- Born: 23 February 1988 (age 37) Moscow, Russia

Team
- Curling club: Moskvitch CC, Moscow, RUS
- Skip: Alexander Kirikov
- Third: Andrey Drozdov
- Second: Vadim Shkolnikov
- Lead: Sergei Morozov
- Alternate: Dmitry Abanin

Curling career
- Member Association: Russia
- World Championship appearances: 1 (2013)
- European Championship appearances: 8 (2007, 2008, 2009, 2010, 2011, 2012, 2013, 2015)
- Olympic appearances: 1 (2014)

Medal record
Curling
Representing Russia
Winter Universiade
| Silver medal – second place | 2015 Granada |  |
European Mixed Championship
| Bronze medal – third place | 2006 Claut |  |
Russian Men's Curling Cup
| Gold medal – first place | 2008 |  |
| Gold medal – first place | 2013 |  |

= Andrey Drozdov =

Russian curler from Zelenograd

Andrey Anatolyevich Drozdov (Андрей Анатольевич Дроздов; born 23 February 1988) is a Russian curler from Zelenograd. He skips one of the Russian national teams, and is the first Russian men's skip to ever play in the World Championships and first man to skip Russia at the Olympics. He is currently the coach of the Russian women's junior team.

==Career==
In his youth, Drozdov was a swimmer, but was unsuccessful, so he took up curling at age 15.
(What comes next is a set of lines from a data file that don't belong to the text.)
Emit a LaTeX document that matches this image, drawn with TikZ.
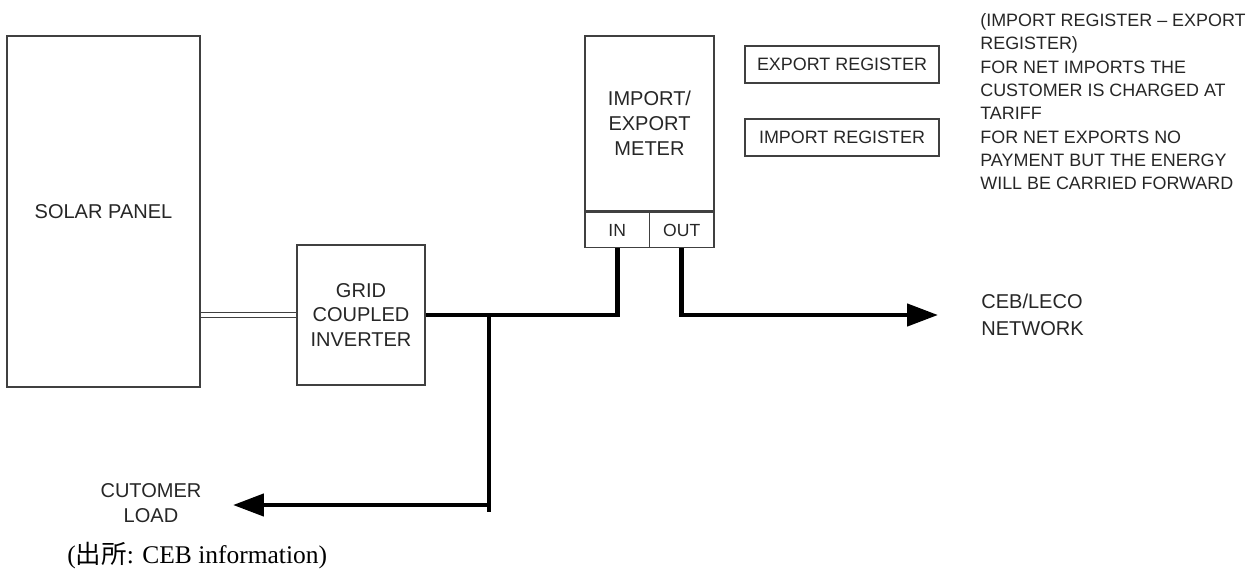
\documentclass[tikz,border=0pt]{standalone}
\usepackage{fontspec}
\setmainfont{Liberation Sans}
\newfontfamily\srcserif{Liberation Serif}
\newfontfamily\cjkfont{Noto Sans CJK JP}
\usepackage{tikz}
\usetikzlibrary{arrows.meta,positioning,calc}
\definecolor{inkgrey}{HTML}{262626}
\definecolor{boxgrey}{HTML}{404040}
\tikzset{
  unitbox/.style={draw=boxgrey, line width=0.85pt, align=center, inner sep=0pt,
    text=inkgrey, font=\fontsize{11.4}{14.2}\selectfont},
  regbox/.style={unitbox, minimum width=3.88cm, minimum height=0.74cm,
    font=\fontsize{10.2}{12}\selectfont},
  portbox/.style={unitbox, minimum height=0.7cm, font=\fontsize{10}{12}\selectfont},
  tagtext/.style={inner sep=0pt, text=inkgrey, font=\fontsize{11.4}{14.2}\selectfont},
  notetext/.style={inner sep=0pt, text=inkgrey, align=left,
    font=\fontsize{10.2}{13.3}\selectfont},
  bus/.style={draw=black, line width=2.6pt},
  feed/.style={bus, -{Triangle[length=6.2mm,width=4.4mm]}},
  dcpair/.style={draw=boxgrey, line width=0.9pt, double=white, double distance=2pt},
}
\begin{document}
\begin{tikzpicture}[x=0.02cm, y=-0.02cm]
  \useasboundingbox (0,0) rectangle (1257,571);

  \node[unitbox, minimum width=3.86cm, minimum height=7.02cm] (panel) at (103.5,211.5) {SOLAR PANEL};
  \node[unitbox, minimum width=2.56cm, minimum height=2.8cm] (inv) at (361,315) {GRID\\COUPLED\\INVERTER};
  \node[unitbox, minimum width=2.58cm, minimum height=3.5cm] (meter) at (649.5,123.5) {IMPORT/\\EXPORT\\METER};
  \node[portbox, minimum width=1.29cm, below right=0pt of meter.south west] (in) {IN};
  \node[portbox, minimum width=1.29cm, below left=0pt of meter.south east] (out) {OUT};

  \node[regbox] (expreg) at (842,64.5) {EXPORT REGISTER};
  \node[regbox] (impreg) at (842,137.5) {IMPORT REGISTER};
  \node[notetext, anchor=north west] (note) at (980,13)
    {(IMPORT REGISTER -- EXPORT\\REGISTER)\\FOR NET IMPORTS THE\\CUSTOMER IS CHARGED AT\\TARIFF\\FOR NET EXPORTS NO\\PAYMENT BUT THE ENERGY\\WILL BE CARRIED FORWARD};

  \node[tagtext, align=left, anchor=west, font=\fontsize{11.4}{15.5}\selectfont] (grid) at (981,315) {CEB/LECO\\NETWORK};
  \node[tagtext, align=center] (load) at (151,503) {CUTOMER\\LOAD};
  \node[inner sep=0pt, anchor=west, font=\srcserif\fontsize{14.5}{16}\selectfont] (src) at (67,556)
    {({\cjkfont 出所}: CEB information)};

  % dc side
  \draw[dcpair] (inv.west) -- (inv.west -| panel.east);

  % ac bus
  \coordinate (jn) at (489,316);
  \coordinate (ldend) at (489,512);
  \coordinate (ldtip) at (233,505);
  \coordinate (ntip) at (938,315);
  \draw[bus] (inv.east) -| (in.south);
  \draw[bus] (jn) -- (ldend);
  \draw[feed] (jn |- ldtip) -- (ldtip);
  \draw[feed] (out.south) |- (ntip);
\end{tikzpicture}
\end{document}
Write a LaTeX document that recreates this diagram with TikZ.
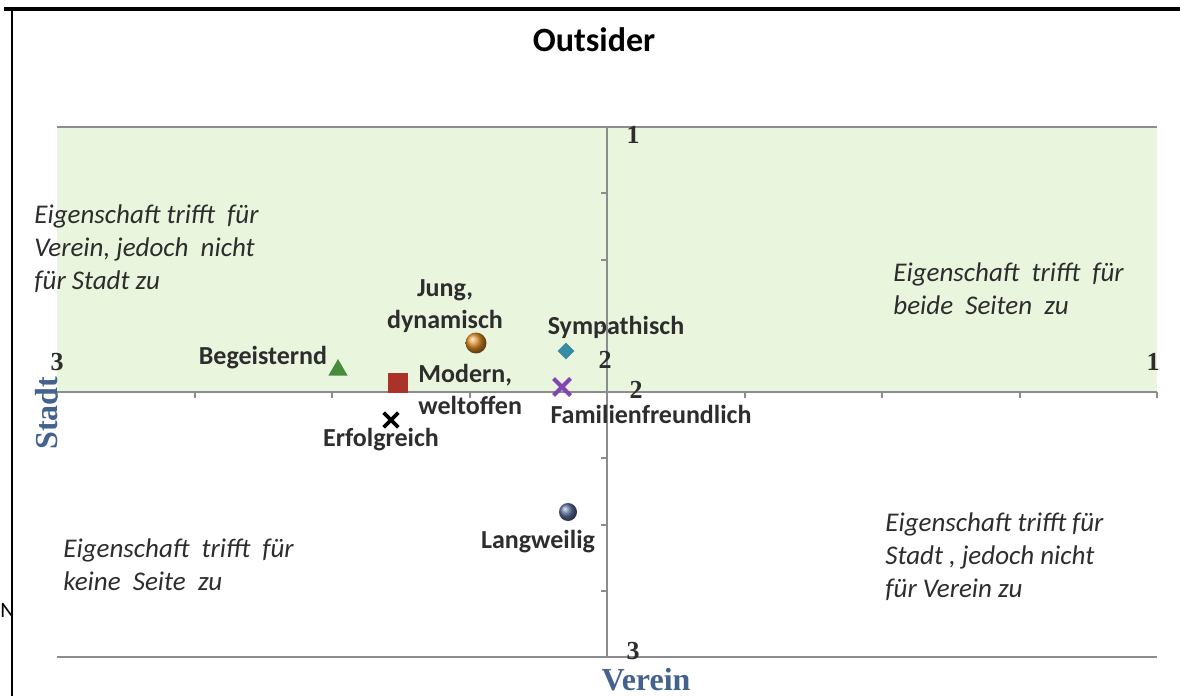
\documentclass[tikz,border=0pt]{standalone}
\usepackage{fontspec}
\setmainfont{Carlito}
\newfontfamily\axisfont{Liberation Serif}
\usepackage{tikz}
\usetikzlibrary{positioning}
\usetikzlibrary{shapes.geometric}
\usetikzlibrary{shapes.misc}

\definecolor{band}{RGB}{234,245,222}
\definecolor{axisgray}{RGB}{140,140,140}
\definecolor{axisblue}{RGB}{68,98,142}
\definecolor{labelgray}{RGB}{45,45,45}

\tikzset{
	lbl/.style={font=\fontsize{13}{16}\selectfont\bfseries, text=labelgray, inner sep=0pt, align=center},
	quad/.style={font=\fontsize{13.5}{16.5}\selectfont\itshape, text=labelgray, align=left, anchor=north west, inner sep=0pt},
	num/.style={font=\axisfont\fontsize{13}{13}\selectfont\bfseries, text=labelgray, inner sep=0pt},
	axlbl/.style={font=\axisfont\fontsize{16}{16}\selectfont\bfseries, text=axisblue, inner sep=0pt},
	axline/.style={draw=axisgray, line width=1pt},
}

\begin{document}
\begin{tikzpicture}[x=0.5pt,y=-0.5pt]
	\useasboundingbox (0,0) rectangle (1180,696);

	% Stray letter %
	\node (stray) [anchor=west, inner sep=0pt, font=\fontsize{11}{11}\selectfont] at (0,610) {N};
	% Frame %
	\draw [line width=1.6pt] (4,9) -- (1180,9);
	\draw [line width=1pt] (12,9) -- (12,696);
	% Title %
	\node (title) [font=\fontsize{17}{17}\selectfont\bfseries] at (594,40) {Outsider};

	% Band %
	\fill [band] (57,127) rectangle (1157,392);
	% Axes %
	\draw [axline] (57,127) -- (1157,127);
	\draw [axline] (57,657) -- (1157,657);
	\draw [axline] (57,392) -- (1157,392);
	\draw [axline] (607,127) -- (607,657);
	\foreach \i in {0,...,8} {
		\draw [axline] (57+137.5*\i,392) -- ++(0,6);
		\draw [axline] (607,127+66.25*\i) -- ++(-6,0);
	}
	% Axis numbers %
	\node (xleft) [num] at (57,362) {3};
	\node (xright) [num] at (1153,362) {1};
	\node (xmid) [num] at (605,360) {2};
	\node (ytop) [num] at (633,135) {1};
	\node (ymid) [num] at (636,390) {2};
	\node (ybot) [num] at (633,651) {3};
	\node (stadt) [axlbl, rotate=90] at (47,413) {Stadt};
	\node (verein) [axlbl] at (646,680) {Verein};

	% Quadrants %
	\node (qtl) [quad] at (34,204) {Eigenschaft trifft~ für\\Verein, jedoch~ nicht\\für Stadt zu};
	\node (qtr) [quad] at (893,262) {Eigenschaft~ trifft~ für\\beide~ Seiten~ zu};
	\node (qbl) [quad] at (63,538) {Eigenschaft~ trifft~ für\\keine~ Seite~ zu};
	\node (qbr) [quad] at (885,512) {Eigenschaft trifft für\\Stadt , jedoch nicht\\für Verein zu};

	% Markers %
	\node (mbeg) [regular polygon, regular polygon sides=3, fill={rgb,255:red,70;green,140;blue,60}, inner sep=0pt, minimum size=11pt] at (338,370) {};
	\node (mmod) [rectangle, fill={rgb,255:red,170;green,50;blue,40}, inner sep=0pt, minimum size=10pt] at (398,383) {};
	\node (mjung) [circle, ball color={rgb,255:red,220;green,140;blue,40}, inner sep=0pt, minimum size=10.5pt] at (476,343) {};
	\node (msym) [diamond, fill={rgb,255:red,55;green,140;blue,165}, inner sep=0pt, minimum size=8.5pt] at (566,351) {};
	\node (mfam) [cross out, draw={rgb,255:red,130;green,70;blue,180}, line width=2pt, inner sep=0pt, minimum size=6.5pt] at (562,387) {};
	\node (merf) [cross out, draw=black, line width=1.8pt, inner sep=0pt, minimum size=5.5pt] at (391,420) {};
	\node (mlang) [circle, ball color={rgb,255:red,90;green,110;blue,155}, inner sep=0pt, minimum size=9pt] at (568,512) {};

	% Labels %
	\node (tbeg) [lbl] at (263,358) {Begeisternd};
	\node (tjung) [lbl] at (445,306) {Jung,\\dynamisch};
	\node (tsym) [lbl] at (616,327) {Sympathisch};
	\node (tmod) [lbl, align=left, anchor=west] at (418,389) {Modern,\\weltoffen};
	\node (tfam) [lbl] at (651,414) {Familienfreundlich};
	\node (terf) [lbl] at (381,440) {Erfolgreich};
	\node (tlang) [lbl] at (538,542) {Langweilig};
\end{tikzpicture}
\end{document}
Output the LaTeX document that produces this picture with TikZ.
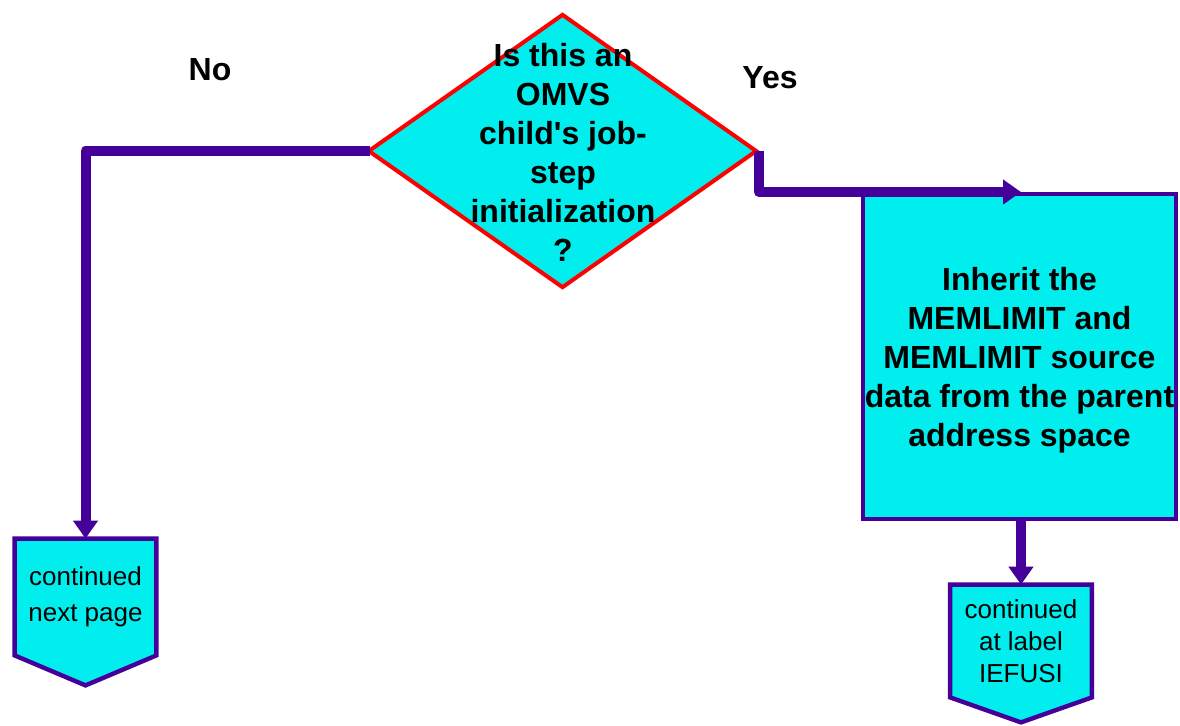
\documentclass[tikz,border=0pt]{standalone}
\usepackage{fontspec}
\setmainfont{Liberation Sans}
\usetikzlibrary{shapes.geometric,arrows.meta,backgrounds}
\definecolor{flowcyan}{RGB}{0,238,238}
\definecolor{flowpurple}{RGB}{68,0,153}

\begin{document}
\begin{tikzpicture}[x=0.5pt,y=-0.5pt,
  decision/.style={diamond,draw=red,line width=2pt,fill=flowcyan,inner sep=0pt,
    minimum width=194.5pt,minimum height=137pt},
  bigtext/.style={align=center,font=\bfseries\fontsize{16}{19.5}\selectfont},
  process/.style={rectangle,draw=flowpurple,line width=2pt,fill=flowcyan,inner sep=0pt,
    minimum width=156.5pt,minimum height=162.5pt,text depth=0pt,bigtext},
  offpage/.style={rectangle,inner sep=0pt,align=center},
  offshape/.style={draw=flowpurple,line width=2.2pt,fill=flowcyan},
  flow/.style={draw=flowpurple,line width=5pt,line join=round,
    -{Triangle[width=12pt,length=9pt]}}]
\useasboundingbox (0,0) rectangle (1180,725);
%decision
\node (q) [decision] at (562.5,151) {};
\node (qtext) [bigtext] at (563,152) {Is this an\\OMVS\\child\textquotesingle s job-\\step\\initialization\\?};
\node (lblno) [bigtext] at (210,70) {No};
\node (lblyes) [bigtext] at (770,78) {Yes};
%process
\node (inherit) [process] at (1019.5,356.5) {Inherit the\\MEMLIMIT and\\MEMLIMIT source\\data from the parent\\address space};
%off-page connectors
\node (pageA) [offpage,minimum width=70.5pt,minimum height=58pt,
  font=\fontsize{13}{18}\selectfont] at (85.5,597) {continued\\next page};
\node (pageB) [offpage,minimum width=70.5pt,minimum height=56pt,
  font=\fontsize{13}{16}\selectfont] at (1021,641) {continued\\at label\\IEFUSI};
\begin{scope}[on background layer]
\draw[offshape] (pageA.north west) -- (pageA.north east) -- (pageA.south east)
  -- ([yshift=-15pt]pageA.south) -- (pageA.south west) -- cycle;
\draw[offshape] (pageB.north west) -- (pageB.north east) -- (pageB.south east)
  -- ([yshift=-12.5pt]pageB.south) -- (pageB.south west) -- cycle;
\end{scope}
%connectors
\draw[flow] ([xshift=2pt]q.west) -| (pageA.north);
\draw[flow] (q.east) |- (pageB.north |- inherit.north);
\draw[flow] (pageB.north |- inherit.south) -- (pageB.north);
\end{tikzpicture}
\end{document}
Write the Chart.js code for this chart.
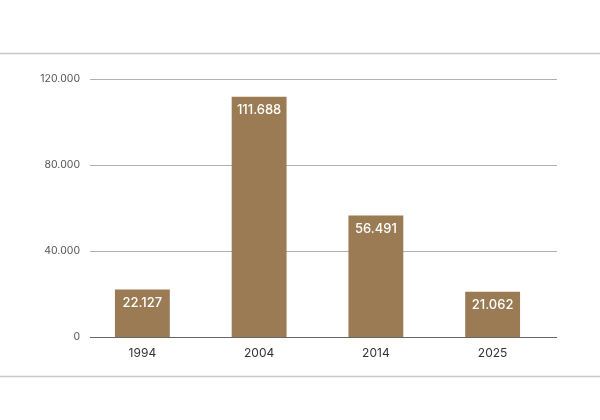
<!DOCTYPE html>
<html>
<head>
<meta charset="utf-8">
<script src="https://cdn.jsdelivr.net/npm/chart.js@4/dist/chart.umd.min.js"></script>
<style>
html,body{margin:0;padding:0;background:#fff;}
#wrap{position:relative;width:600px;height:420px;}
</style>
</head>
<body>
<div id="wrap"><canvas id="c" width="600" height="420"></canvas></div>
<script>
const categories = ['1994', '2004', '2014', '2025'];
const values = [22127, 111688, 56491, 21062];
const yTicks = [0, 40000, 80000, 120000];

function fmt(v){
  return String(Math.round(v)).replace(/\B(?=(\d{3})+(?!\d))/g, '.');
}

const GRID_LEFT = 90, GRID_RIGHT = 557;

const framePlugin = {
  id: 'frame',
  beforeDraw(chart){
    const ctx = chart.ctx;
    ctx.save();
    ctx.strokeStyle = '#c8c8c8';
    ctx.lineWidth = 1.5;
    ctx.beginPath();
    ctx.moveTo(0, 53.5); ctx.lineTo(600, 53.5);
    ctx.moveTo(0, 376.5); ctx.lineTo(600, 376.5);
    ctx.stroke();
    ctx.restore();
  },
  beforeDatasetsDraw(chart){
    const ctx = chart.ctx;
    const y = chart.scales.y;
    ctx.save();
    ctx.lineWidth = 1;
    yTicks.forEach(v => {
      const py = Math.round(y.getPixelForValue(v)) + 0.5;
      ctx.strokeStyle = v === 0 ? '#666666' : '#b0b0b0';
      ctx.beginPath();
      ctx.moveTo(GRID_LEFT, py);
      ctx.lineTo(GRID_RIGHT, py);
      ctx.stroke();
    });
    ctx.restore();
  }
};

const labelPlugin = {
  id: 'barLabels',
  afterDatasetsDraw(chart){
    const ctx = chart.ctx;
    const meta = chart.getDatasetMeta(0);
    ctx.save();
    ctx.fillStyle = '#ffffff';
    ctx.font = '500 13px Inter, "Noto Sans", sans-serif';
    ctx.textAlign = 'center';
    ctx.textBaseline = 'middle';
    meta.data.forEach((bar, i) => {
      ctx.fillText(fmt(values[i]), bar.x, bar.y + 13.5);
    });
    ctx.restore();
  }
};

new Chart(document.getElementById('c'), {
  type: 'bar',
  data: {
    labels: categories,
    datasets: [{
      data: values,
      backgroundColor: '#9b7b53',
      borderWidth: 0,
      barPercentage: 0.47,
      categoryPercentage: 1.0
    }]
  },
  options: {
    responsive: false,
    animation: false,
    devicePixelRatio: 1,
    layout: { padding: { top: 79, right: 49, bottom: 0, left: 0 } },
    plugins: { legend: { display: false }, tooltip: { enabled: false } },
    scales: {
      x: {
        grid: { display: false, drawTicks: false },
        border: { display: false },
        ticks: { color: '#333', font: { family: 'Inter', size: 12 }, padding: 9 },
        afterFit(scale){ scale.height = 83; }
      },
      y: {
        min: 0, max: 120000,
        afterBuildTicks(scale){ scale.ticks = yTicks.map(v => ({ value: v })); },
        grid: { display: false, drawTicks: false },
        border: { display: false },
        ticks: {
          color: '#555', font: { family: 'Inter', size: 10.5 }, padding: 4,
          callback: v => fmt(v)
        },
        afterFit(scale){ scale.width = 84; }
      }
    }
  },
  plugins: [framePlugin, labelPlugin]
});
</script>
</body>
</html>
Drozdov won his first national championship as a skip in 2009. He has represented Russia in six European Curling Championships. In 2007, he placed 14th playing third for Alexander Kirikov. In 2008, he placed 15th as the skip of the Russian team. In 2009, he placed 12th as the team's skip. Drozdov also skipped the Russian team at the 2009 World Junior Curling Championships, placing 7th. In 2010, he placed 9th as skip. In 2011 he played second for Alexey Tselousov and the team had an 11th-place finish. At the 2012 European Curling Championships, Drozdov lead Russia to their best finish, 5th, qualifying for the World Championships for the first time. Drozdov's lone international medal was a bronze at the 2006 European Mixed Curling Championship. Drozdov played in his first World Curling Championships for Russia at the 2013 Ford World Men's Curling Championship, where he led Russia to a 10th-place finish.

Drozdov was named skip of the Russian team at the 2014 Winter Olympics. He led the host nation to a 7th-place finish, with a 3-6 record.